The Kinks stage show has become as exaggerated as Ray's new songs. After a semi-incoherent period, capped by the famous Carnegie Hall concert when Davies slashed about the stage and climaxed "Ape Man" by knocking over a bank of amplifiers, he has built up a charismatic stage presence. One RCA executive described it as "a ninety-degree turnaround from his stiffness on the 69' tour."

The lyrics to the new songs are superficially similar to those from Lola, when the music business was the target for Ray's barbs, and I wondered if he was really so militantly furious at that time.

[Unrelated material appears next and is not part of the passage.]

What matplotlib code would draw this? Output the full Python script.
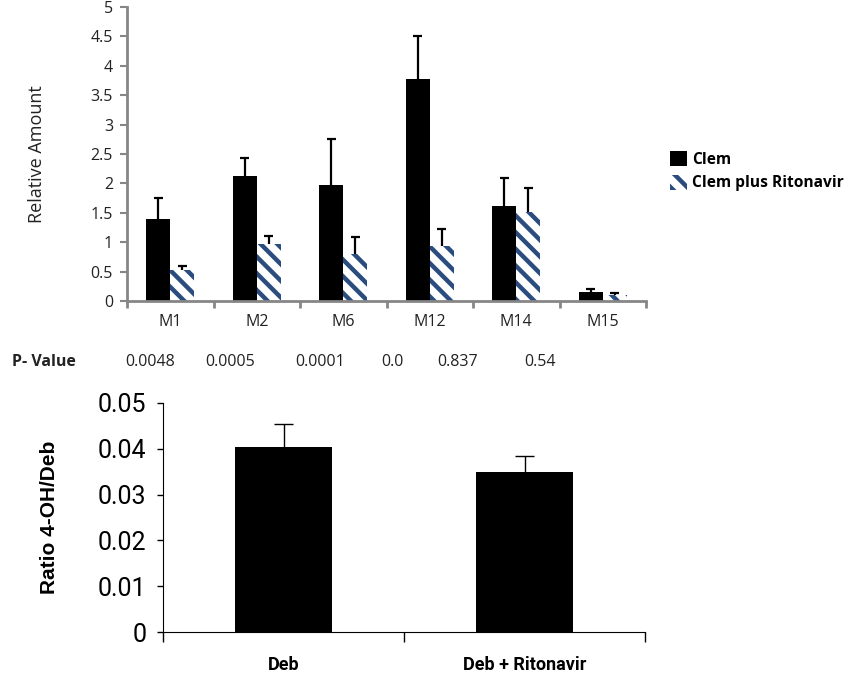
import matplotlib.pyplot as plt
import numpy as np

plt.rcParams["font.family"] = ["Open Sans", "DejaVu Sans"]
plt.rcParams["hatch.linewidth"] = 3.2

metabolites = ["M1", "M2", "M6", "M12", "M14", "M15"]
clem = [1.40, 2.13, 1.98, 3.78, 1.62, 0.15]
clem_err = [0.35, 0.31, 0.77, 0.72, 0.48, 0.05]
clem_rito = [0.52, 0.97, 0.80, 0.93, 1.52, 0.10]
clem_rito_err = [0.08, 0.13, 0.28, 0.29, 0.41, 0.04]
p_values = ["0.0048", "0.0005", "0.0001", "0.0", "0.837", "0.54"]
p_x = [150, 230, 320, 392, 458, 540]  # pixel centres of p-value text

deb_groups = ["Deb", "Deb + Ritonavir"]
deb_ratio = [0.0405, 0.0350]
deb_err = [0.0050, 0.0034]

W, H = 846, 677
fig = plt.figure(figsize=(W / 100, H / 100), dpi=100)

gray = "#868686"
navy = "#2B4C7E"
txt = "#222222"


def up_errors(axis, xs, vals, errs, half, lw):
    tops = np.array(vals) + np.array(errs)
    axis.vlines(xs, vals, tops, color="black", linewidth=lw, zorder=1)
    axis.hlines(tops, np.array(xs) - half, np.array(xs) + half, color="black",
                linewidth=lw, zorder=1)


# ---- top panel
ax = fig.add_axes([127 / W, 1 - 301 / H, (646 - 127) / W, (301 - 7) / H])
x = np.arange(len(metabolites))
w = 0.275
up_errors(ax, x - 0.138, clem, clem_err, 0.05, 1.6)
up_errors(ax, x + 0.138, clem_rito, clem_rito_err, 0.05, 1.6)
ax.bar(x - 0.138, clem, w, color="black", label="Clem", zorder=2)
ax.bar(x + 0.138, clem_rito, w, color="white", edgecolor=navy, linewidth=0,
       hatch="\\\\", label="Clem plus Ritonavir", zorder=2)
ax.set_xlim(-0.5, len(metabolites) - 0.5)
ax.set_ylim(0, 5)
ax.set_yticks(np.arange(0, 5.01, 0.5))
ax.set_yticklabels(["0", "0.5", "1", "1.5", "2", "2.5", "3", "3.5", "4", "4.5", "5"])
ax.set_xticks(np.arange(-0.5, len(metabolites), 1.0))
ax.set_xticklabels([])
ax.set_xticks(x, minor=True)
ax.set_xticklabels(metabolites, minor=True)
ax.tick_params(axis="x", which="minor", length=0, pad=9, labelsize=11.5, colors=txt)
ax.tick_params(axis="x", which="major", length=5, width=2, color=gray)
ax.tick_params(axis="y", length=5, width=1.5, color=gray, labelsize=11.5,
               labelcolor=txt, pad=5)
for s in ["top", "right"]:
    ax.spines[s].set_visible(False)
for s in ["left", "bottom"]:
    ax.spines[s].set_color(gray)
    ax.spines[s].set_linewidth(2)
ax.set_ylabel("Relative Amount", fontsize=13, color=txt, labelpad=32)
ax.legend(loc="upper left", bbox_to_anchor=(659 / W, 1 - 140 / H),
          bbox_transform=fig.transFigure, frameon=False,
          prop=dict(weight="bold", size=11.2), handlelength=1.1,
          handleheight=1.1, handletextpad=0.3, labelspacing=0.45,
          borderpad=0.2)

fig.text(12 / W, 1 - 362 / H, "P- Value", fontsize=11.5, fontweight="bold",
         va="center", ha="left", color=txt)
for px, pv in zip(p_x, p_values):
    fig.text(px / W, 1 - 362 / H, pv, fontsize=11.5, va="center", ha="center",
             color=txt)

# ---- bottom panel
cond = ["Roboto", "DejaVu Sans"]
bx = fig.add_axes([163 / W, 1 - 632 / H, (645 - 163) / W, (632 - 403) / H])
xb = np.arange(len(deb_groups))
up_errors(bx, xb, deb_ratio, deb_err, 0.04, 1.0)
bx.bar(xb, deb_ratio, 0.4, color="black", zorder=2)
bx.set_xlim(-0.5, len(deb_groups) - 0.5)
bx.set_ylim(0, 0.05)
bx.set_yticks(np.arange(0, 0.0501, 0.01))
bx.set_yticklabels(["0", "0.01", "0.02", "0.03", "0.04", "0.05"],
                   family=cond, fontsize=18)
bx.set_xticks([-0.5, 0.5, 1.5])
bx.set_xticklabels([])
bx.set_xticks(xb, minor=True)
bx.set_xticklabels(deb_groups, minor=True, family=cond, fontsize=13,
                   fontweight="bold")
bx.tick_params(axis="x", which="minor", length=0, pad=17)
bx.tick_params(axis="x", which="major", length=7, width=1, direction="out")
bx.tick_params(axis="y", length=4, width=1, pad=8)
for s in ["top", "right"]:
    bx.spines[s].set_visible(False)
bx.set_ylabel("Ratio 4-OH/Deb", fontsize=15, fontweight="bold",
              family=["Liberation Sans", "DejaVu Sans"], labelpad=28)

fig.savefig("out.png", dpi=100)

"Absolutely. 'Powerman,' for example, was from a direct confrontation I had with somebody. I was working very hard, acting in a play for BBC television, and this guy took me out to dinner. I said 'Look, I haven't got much time because I've got to be up for rehearsals in the morning; what do you want?' And he looked at me, and he said, 'Ultimate power.' I said, 'Oh, how are you going to do that?' He said, 'Oh, by delegation.' So I left. He later said that he just wanted me to feel uncomfortable."

Now the subject is show business.

"Have you heard us do 'Mr. Wonderful?' The person who wrote that must have really been clever . . . just terrific. So innocent. I think people are scared to be innocent now."

It was mid-afternoon by this time. The park was still draped in mist. Ray walked over to the window and picked up his umbrella, then tossed it onto the couch and sat down again.

"They are innocent, really," he said, "but they feel they've got to have some dark side to them to make them mysterious. I try that and it doesn't work. I try it with my friends, but they don't go for it. Friends always seem to want you as you are."